### Brief:
Take the data below and extract the lines from the one with "What React, TypeScript" to the one with "import * as", inclusive, exactly as written.

===== Source material =====

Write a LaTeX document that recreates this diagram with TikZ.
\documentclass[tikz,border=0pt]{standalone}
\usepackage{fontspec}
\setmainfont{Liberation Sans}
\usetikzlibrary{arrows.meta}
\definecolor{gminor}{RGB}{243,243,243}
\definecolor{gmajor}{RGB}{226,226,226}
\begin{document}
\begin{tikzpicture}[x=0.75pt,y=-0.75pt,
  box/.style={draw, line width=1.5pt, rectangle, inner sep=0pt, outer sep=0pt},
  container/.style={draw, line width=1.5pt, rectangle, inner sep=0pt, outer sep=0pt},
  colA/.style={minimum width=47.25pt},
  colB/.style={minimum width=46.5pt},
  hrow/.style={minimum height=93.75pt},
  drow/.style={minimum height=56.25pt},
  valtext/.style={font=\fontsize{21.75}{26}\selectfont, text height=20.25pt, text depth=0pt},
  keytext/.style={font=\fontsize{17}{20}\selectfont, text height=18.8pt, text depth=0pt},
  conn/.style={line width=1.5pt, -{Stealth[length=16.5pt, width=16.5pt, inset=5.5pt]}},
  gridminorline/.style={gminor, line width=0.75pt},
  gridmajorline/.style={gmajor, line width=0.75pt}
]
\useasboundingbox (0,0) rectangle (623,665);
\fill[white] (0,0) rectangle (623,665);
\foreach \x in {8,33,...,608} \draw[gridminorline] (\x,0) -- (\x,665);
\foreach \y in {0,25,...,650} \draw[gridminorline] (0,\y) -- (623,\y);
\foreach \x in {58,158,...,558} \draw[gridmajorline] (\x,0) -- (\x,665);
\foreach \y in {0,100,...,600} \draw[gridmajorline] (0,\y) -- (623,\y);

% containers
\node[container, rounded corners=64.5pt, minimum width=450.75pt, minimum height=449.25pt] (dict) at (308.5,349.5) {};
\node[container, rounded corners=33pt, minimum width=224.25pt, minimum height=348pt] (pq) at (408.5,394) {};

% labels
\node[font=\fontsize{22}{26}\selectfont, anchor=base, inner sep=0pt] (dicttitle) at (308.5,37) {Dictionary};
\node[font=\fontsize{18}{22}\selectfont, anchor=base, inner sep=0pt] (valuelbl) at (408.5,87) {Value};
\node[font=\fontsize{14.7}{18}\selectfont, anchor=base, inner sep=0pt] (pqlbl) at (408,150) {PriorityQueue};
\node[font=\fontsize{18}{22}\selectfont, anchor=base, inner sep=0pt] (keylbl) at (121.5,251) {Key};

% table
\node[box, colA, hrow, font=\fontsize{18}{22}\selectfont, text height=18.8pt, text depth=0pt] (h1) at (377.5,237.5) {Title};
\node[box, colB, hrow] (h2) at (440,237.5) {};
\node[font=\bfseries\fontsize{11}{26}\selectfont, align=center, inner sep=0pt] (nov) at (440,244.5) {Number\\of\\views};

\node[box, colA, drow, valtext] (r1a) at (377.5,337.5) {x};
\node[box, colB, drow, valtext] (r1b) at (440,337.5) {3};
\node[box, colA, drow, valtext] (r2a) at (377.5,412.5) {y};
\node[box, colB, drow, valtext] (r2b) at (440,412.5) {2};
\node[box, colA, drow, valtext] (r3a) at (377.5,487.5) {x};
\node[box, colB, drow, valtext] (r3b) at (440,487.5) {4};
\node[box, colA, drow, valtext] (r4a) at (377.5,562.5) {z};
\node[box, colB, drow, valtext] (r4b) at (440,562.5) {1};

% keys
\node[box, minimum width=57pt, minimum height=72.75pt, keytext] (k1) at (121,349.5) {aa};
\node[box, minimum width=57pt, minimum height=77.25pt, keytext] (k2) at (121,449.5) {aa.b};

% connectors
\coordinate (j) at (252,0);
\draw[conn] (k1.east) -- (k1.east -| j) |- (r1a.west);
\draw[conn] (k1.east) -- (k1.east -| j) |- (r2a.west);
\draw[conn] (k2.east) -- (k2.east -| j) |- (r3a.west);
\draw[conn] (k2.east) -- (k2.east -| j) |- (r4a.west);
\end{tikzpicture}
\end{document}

=====
===== Source material =====

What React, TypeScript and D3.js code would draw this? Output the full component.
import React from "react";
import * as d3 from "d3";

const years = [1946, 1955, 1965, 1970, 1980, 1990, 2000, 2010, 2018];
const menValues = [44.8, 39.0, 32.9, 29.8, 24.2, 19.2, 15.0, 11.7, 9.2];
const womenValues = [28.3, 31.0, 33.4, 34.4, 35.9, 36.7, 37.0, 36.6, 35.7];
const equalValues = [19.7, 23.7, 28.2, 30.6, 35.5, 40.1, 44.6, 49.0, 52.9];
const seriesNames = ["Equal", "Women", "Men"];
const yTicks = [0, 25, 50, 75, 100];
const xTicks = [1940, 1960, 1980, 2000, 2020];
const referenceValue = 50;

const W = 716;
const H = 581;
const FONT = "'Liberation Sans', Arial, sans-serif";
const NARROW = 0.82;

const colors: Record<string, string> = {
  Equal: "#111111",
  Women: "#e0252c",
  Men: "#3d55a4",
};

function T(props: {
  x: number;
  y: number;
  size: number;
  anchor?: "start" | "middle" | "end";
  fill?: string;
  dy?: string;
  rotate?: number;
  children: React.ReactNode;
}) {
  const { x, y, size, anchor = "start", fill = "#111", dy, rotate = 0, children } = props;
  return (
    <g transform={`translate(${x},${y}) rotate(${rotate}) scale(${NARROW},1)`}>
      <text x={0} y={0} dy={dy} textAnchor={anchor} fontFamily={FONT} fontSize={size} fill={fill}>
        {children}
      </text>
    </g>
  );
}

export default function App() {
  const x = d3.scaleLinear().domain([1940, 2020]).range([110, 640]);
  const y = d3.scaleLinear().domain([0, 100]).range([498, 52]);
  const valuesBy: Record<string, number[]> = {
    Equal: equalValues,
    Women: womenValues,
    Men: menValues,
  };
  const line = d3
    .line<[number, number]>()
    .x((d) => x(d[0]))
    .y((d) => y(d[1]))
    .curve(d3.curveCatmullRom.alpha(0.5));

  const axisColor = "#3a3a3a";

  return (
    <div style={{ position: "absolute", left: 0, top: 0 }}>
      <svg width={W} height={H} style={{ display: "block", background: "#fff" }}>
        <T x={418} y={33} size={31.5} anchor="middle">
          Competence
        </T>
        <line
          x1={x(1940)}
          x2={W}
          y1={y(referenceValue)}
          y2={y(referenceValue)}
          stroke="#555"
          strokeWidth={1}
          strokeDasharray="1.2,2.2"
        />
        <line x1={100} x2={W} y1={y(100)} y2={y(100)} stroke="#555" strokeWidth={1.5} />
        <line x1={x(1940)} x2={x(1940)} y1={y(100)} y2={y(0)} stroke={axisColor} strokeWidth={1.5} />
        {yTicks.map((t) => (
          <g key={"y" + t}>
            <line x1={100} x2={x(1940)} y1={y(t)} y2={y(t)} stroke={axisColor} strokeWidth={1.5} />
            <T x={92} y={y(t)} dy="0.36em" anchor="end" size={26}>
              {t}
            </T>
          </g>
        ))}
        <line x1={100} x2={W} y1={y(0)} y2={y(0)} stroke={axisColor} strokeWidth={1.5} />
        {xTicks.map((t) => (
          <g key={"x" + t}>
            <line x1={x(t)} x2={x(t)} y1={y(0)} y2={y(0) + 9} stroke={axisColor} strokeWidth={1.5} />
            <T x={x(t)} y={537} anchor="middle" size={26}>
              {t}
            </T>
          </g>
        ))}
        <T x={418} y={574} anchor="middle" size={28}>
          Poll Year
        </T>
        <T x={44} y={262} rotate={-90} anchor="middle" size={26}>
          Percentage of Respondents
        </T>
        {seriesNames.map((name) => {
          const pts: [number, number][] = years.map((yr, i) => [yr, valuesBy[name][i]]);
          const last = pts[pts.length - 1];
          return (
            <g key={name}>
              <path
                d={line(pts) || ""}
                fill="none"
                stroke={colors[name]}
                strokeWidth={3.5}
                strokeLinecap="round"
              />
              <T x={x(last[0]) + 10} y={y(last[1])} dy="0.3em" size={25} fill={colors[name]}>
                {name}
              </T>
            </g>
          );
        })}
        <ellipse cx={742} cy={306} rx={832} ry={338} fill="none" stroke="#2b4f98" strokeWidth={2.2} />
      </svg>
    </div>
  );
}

=====

### Final result:
What React, TypeScript and D3.js code would draw this? Output the full component.
import React from "react";
import * as d3 from "d3";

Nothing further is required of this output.